■ **Input data**
====================

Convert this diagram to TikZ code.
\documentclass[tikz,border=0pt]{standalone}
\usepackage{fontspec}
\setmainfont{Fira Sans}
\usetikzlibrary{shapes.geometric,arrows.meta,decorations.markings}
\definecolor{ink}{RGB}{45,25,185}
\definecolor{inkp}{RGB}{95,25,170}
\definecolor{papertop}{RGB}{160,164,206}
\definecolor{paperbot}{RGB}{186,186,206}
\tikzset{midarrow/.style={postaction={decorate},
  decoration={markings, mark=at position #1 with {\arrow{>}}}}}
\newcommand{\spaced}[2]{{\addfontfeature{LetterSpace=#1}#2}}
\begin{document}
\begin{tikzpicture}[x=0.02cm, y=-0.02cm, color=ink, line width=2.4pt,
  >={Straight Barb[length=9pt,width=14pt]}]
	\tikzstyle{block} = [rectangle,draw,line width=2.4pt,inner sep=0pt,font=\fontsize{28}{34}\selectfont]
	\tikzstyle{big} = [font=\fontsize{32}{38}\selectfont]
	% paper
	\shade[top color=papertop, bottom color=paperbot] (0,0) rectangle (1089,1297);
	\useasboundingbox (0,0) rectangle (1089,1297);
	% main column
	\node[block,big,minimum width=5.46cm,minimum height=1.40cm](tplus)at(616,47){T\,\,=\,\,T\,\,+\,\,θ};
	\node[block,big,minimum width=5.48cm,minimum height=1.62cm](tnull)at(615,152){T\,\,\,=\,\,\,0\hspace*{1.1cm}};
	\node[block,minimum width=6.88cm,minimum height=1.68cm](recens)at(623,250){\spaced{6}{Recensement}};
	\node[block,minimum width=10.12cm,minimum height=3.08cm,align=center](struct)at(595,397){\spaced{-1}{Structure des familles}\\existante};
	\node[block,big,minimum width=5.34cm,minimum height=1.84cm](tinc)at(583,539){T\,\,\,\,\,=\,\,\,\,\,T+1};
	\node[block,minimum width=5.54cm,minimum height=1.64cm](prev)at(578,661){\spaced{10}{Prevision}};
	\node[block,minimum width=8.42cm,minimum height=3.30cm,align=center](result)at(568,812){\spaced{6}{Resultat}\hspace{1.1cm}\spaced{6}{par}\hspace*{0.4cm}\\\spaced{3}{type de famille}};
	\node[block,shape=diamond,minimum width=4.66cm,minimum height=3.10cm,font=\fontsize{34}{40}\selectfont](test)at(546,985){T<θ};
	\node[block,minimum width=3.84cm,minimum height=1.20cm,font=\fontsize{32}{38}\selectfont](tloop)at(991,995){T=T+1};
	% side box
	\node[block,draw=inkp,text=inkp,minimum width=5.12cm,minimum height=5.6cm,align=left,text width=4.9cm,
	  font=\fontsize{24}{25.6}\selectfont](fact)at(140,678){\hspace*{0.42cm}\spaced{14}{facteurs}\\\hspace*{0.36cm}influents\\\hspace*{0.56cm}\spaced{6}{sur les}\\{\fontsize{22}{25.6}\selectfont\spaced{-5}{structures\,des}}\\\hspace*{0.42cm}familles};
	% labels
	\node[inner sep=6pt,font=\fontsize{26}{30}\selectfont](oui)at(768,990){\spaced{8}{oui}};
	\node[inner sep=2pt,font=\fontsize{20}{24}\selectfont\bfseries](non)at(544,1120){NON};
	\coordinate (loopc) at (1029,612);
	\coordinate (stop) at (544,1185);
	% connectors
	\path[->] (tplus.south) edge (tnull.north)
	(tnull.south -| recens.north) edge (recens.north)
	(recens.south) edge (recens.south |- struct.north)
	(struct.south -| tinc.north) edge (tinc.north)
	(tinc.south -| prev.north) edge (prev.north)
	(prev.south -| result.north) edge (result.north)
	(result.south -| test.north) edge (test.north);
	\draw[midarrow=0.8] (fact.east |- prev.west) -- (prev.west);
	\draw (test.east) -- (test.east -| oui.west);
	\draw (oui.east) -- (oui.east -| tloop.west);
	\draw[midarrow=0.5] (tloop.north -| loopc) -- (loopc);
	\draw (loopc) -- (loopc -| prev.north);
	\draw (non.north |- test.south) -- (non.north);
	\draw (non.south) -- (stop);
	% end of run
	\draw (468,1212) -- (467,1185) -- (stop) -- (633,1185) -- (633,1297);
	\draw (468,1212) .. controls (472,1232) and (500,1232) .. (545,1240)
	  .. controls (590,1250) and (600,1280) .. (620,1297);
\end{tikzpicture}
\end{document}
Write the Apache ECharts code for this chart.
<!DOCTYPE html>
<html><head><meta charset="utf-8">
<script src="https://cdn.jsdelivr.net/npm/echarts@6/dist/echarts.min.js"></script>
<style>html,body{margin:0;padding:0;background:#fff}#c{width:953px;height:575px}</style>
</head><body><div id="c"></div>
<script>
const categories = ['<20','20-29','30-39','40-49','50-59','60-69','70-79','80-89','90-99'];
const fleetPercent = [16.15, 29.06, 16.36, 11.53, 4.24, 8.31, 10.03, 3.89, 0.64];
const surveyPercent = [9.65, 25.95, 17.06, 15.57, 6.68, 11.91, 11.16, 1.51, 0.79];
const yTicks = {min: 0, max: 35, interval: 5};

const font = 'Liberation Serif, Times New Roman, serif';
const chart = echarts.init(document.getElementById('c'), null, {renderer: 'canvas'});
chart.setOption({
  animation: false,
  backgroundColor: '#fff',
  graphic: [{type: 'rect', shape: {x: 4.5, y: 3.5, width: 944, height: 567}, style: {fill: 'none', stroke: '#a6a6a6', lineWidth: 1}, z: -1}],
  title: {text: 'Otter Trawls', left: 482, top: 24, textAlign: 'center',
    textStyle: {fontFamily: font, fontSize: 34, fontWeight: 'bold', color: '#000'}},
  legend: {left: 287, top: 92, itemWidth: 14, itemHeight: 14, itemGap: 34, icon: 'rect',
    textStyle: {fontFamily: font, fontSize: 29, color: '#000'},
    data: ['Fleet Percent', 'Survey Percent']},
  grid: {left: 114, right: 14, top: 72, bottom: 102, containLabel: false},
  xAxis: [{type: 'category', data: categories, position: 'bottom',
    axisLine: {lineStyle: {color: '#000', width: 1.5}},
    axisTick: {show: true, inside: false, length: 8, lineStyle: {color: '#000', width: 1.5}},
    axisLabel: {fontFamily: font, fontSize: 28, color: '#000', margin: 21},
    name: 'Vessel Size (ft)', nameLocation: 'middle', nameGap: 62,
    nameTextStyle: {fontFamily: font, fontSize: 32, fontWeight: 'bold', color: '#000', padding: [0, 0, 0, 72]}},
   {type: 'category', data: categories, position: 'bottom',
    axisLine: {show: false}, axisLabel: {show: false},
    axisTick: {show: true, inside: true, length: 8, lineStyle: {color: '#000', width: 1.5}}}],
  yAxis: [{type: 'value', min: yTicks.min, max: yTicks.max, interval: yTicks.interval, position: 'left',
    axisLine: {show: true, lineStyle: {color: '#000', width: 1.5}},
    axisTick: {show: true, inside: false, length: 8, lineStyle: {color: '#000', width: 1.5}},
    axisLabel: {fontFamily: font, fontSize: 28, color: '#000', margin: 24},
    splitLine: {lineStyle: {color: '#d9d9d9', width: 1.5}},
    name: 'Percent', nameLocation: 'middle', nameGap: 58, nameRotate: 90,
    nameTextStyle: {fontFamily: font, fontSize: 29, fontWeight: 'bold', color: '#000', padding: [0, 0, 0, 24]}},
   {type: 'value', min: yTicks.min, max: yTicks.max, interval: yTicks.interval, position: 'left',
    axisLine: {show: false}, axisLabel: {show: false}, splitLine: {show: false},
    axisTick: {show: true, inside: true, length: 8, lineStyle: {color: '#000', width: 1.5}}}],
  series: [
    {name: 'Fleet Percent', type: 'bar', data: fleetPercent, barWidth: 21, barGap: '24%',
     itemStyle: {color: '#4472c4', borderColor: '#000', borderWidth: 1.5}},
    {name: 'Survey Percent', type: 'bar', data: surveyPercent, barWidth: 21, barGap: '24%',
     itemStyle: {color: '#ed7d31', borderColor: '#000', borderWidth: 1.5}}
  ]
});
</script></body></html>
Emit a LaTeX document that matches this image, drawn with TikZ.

====================

■ **Problem details**
Copy each line of the listing that holds the word "with".

■ **Solved exercise**
  decoration={markings, mark=at position #1 with {\arrow{>}}}}}
Emit a LaTeX document that matches this image, drawn with TikZ.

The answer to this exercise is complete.